Teile Nord- und Zentraleuropas waren von April bis August von einer außergewöhnlichen Hitze und Trockenheit geplagt – Deutschland, Polen, Großbritannien, Skandinavien, Baltikum. In den betroffenen Regionen fielen bis zu 70 Prozent zu wenig Niederschlag, meldet der Deutsche Wetterdienst (DWD).
Stress für Tiere und Äcker
Der heiße Sommer 2018 machte dem Milchvieh arg zu schaffen, denn die optimale Umgebungstemperatur für Rinder liegt zwischen 5 und 15 Grad Celsius. Steigt die Temperatur über 25 Grad, fühlen sich die Tiere unwohl. Hinzu kommt ein erhöhter Energieverbrauch, um die eigene Körpertemperatur aufrechtzuerhalten.

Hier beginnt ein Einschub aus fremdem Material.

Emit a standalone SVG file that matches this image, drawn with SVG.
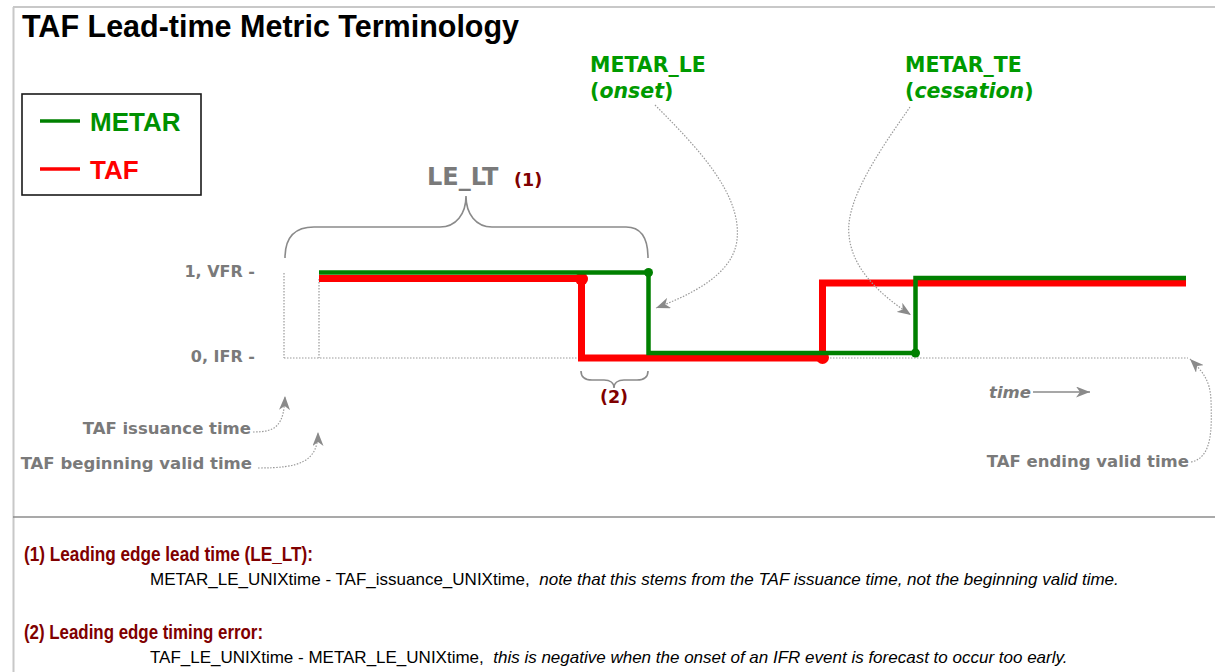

Resultat: Die Tiere produzieren weniger Milch. Durch die ungewöhnlich lange Hitze- und Trockenperiode ist auch die Verfügbarkeit von Mais- und Grassilage empfindlich gestört. Die zweiten und dritten Grünlandschnitte von eigentlich vier bis fünf Schnitten pro Jahr fielen schon mager aus oder fielen total aus. Der Mais setzte vielerorts keine Kolben an, so dass die Ernte in manchen Regionen bereits Mitte August beginnen musste.
Foto © Polizei Thüringen
Weitere Ernteausfälle erwartet
Angesichts dieser alarmierenden Vorzeichen hat DMK im August eine Umfrage im Ehrenamt gemacht (Vertreter, Beiräte, Vorstände und Aufsichtsräte), um sich einen Überblick über mögliche Ernteausfälle und Konsequenzen für die Milchanlieferung zu verschaffen. Rund 90 Prozent der befragten DMK-Landwirte erwarten Ertragseinbußen bei der Ernte von Gras und Mais (siehe Folgeseite). Diese Einschätzungen bestätigt der jüngste Erntebericht 2018 der Bundesregierung. Demnach sinken die Ernteerträge bei Getreide am stärksten – gemessen am Durchschnitt der vergangenen drei Jahre – in Schleswig-Holstein (-31 Prozent), Brandenburg (-27 Prozent), Sachsen-Anhalt (-26 Prozent), Mecklenburg- Vorpommern (-25 Prozent) und Niedersachsen (-20 Prozent).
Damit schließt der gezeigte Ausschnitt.